Why gold, silver prices have suddenly dropped
The pundits are all saying that the risks to the global economy are beginning to mount, be it in terms of trade wars, geopolitical uncertainty or the volatile oil market. In times of such uncertainty, gold prices have traditionally rallied since it is considered a safe haven asset.
Yet, contrary to expectations, gold prices have been dipping steadily over the past few weeks. In fact, the yellow metal extended falls to a one-year low in the global markets today. Spot gold fell 0.2 per cent at $1,223.56 an ounce this afternoon, after hitting its lowest point since last July at $1,220.41 an ounce earlier in the session. Yesterday, gold was down 0.32 per cent.
Similarly, domestic gold prices have slumped by nearly 2.7 per cent in the past two weeks, including the massive Rs 250 drop in prices yesterday. In the bargain, gold was trading at a five-month low of Rs 30,800 per 10 grams at the bullion market amid weakening global trend and considerable fall in demand from local jewellers.
In the national capital, gold of 99.9 per cent and 99.5 per cent purity plunged to Rs 30,800 and Rs 30,650 per 10 grams, respectively, a level last seen on February 8, 2018. This followed a drop of Rs 100 the previous day. Sovereign, however, remained unaltered at Rs 24,700 per piece of eight grams.
"Gold market is just following the US dollar; the dollar is strong so it's pushing the market down," said Ronald Leung, chief dealer at Lee Cheong Gold Dealers in Hong Kong, adding, "The economy is still good and interest rate still up, so that's good for the US dollar and negative for gold for the time being."
The greenback, which is near a three-week high, is holding firm against its peers following bullish comments from US Federal Reserve Chairman Jerome Powell earlier this week. According to him, the US was on course for years more of steady growth and he asserted the need for further interest rate hikes - at least two more hikes are expected this year. This is eroding gold's appeal. After all, rising interest rates lift the opportunity cost of holding non-yielding bullion - why hold gold when you can be paid to hold cash?
According to Kitco, a leading precious metals reference portal, the strong dollar was not the only factor weighing heavily on the precious metal's pricing. There was added pressure from the risk-on market sentiment amid recent gains in US equities. Furthermore, the current dispute between the US and its trading partners, including China and Europe, has been a negative for gold because it means rising import costs may drive up inflationary pressures.

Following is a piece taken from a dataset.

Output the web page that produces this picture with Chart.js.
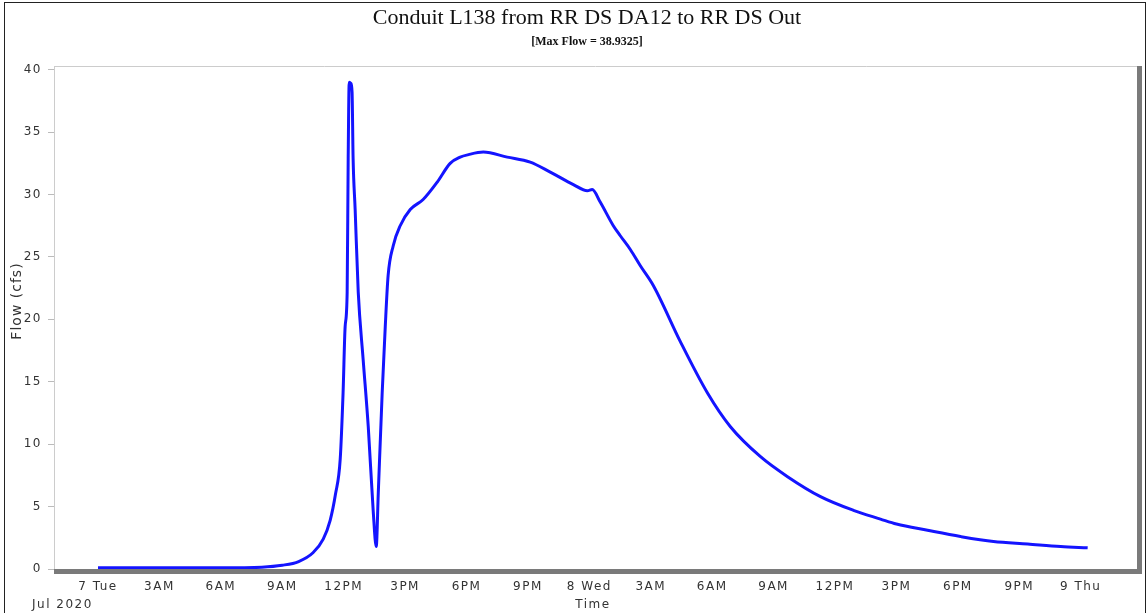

Another key factor driving gold prices is Chinese demand, currently weak due to the trade war with the US, which has weakened the local currency and affected investor sentiment. "Investor appetite for gold is not very strong at the moment. I think that it is going to be trading sideways for a long time," Richard Xu, a fund manager at China's biggest gold exchange-traded fund, HuaAn Gold, told the agency. This matters because China was the world's largest consumer of gold bars and coins in 2017. "If China is slowing down, there will be consequences to global commodity consumption and that's going to drag gold down as well," he added.
So where are gold prices headed in the near term? According to experts a rally is unlikely anytime soon. "As far as mid-term trend in domestic gold prices is concerned, festive demand will start not before September. We may see a jump in physical demand for advance purchasing of jewellery in August since wedding season will kick-start post Diwali in November," Gaurav Katariya, research head commodities at Arihant Securities, told NDTV. He expects the price of gold to slide by a further Rs 300-500 towards a price tag of Rs 29,500 per 10 grams in next few days.
Silver prices are likely to continue moving in tandem. Silver prices dropped by Rs 620 to Rs 39,200 per kg yesterday on poor offtake by industrial units and coin makers. Globally, silver slipped to the weakest since July 2017. Silver coins, on the other side, were unaltered at Rs 74,000 for buying and Rs 75,000 for selling of 100 pieces in scattered deals.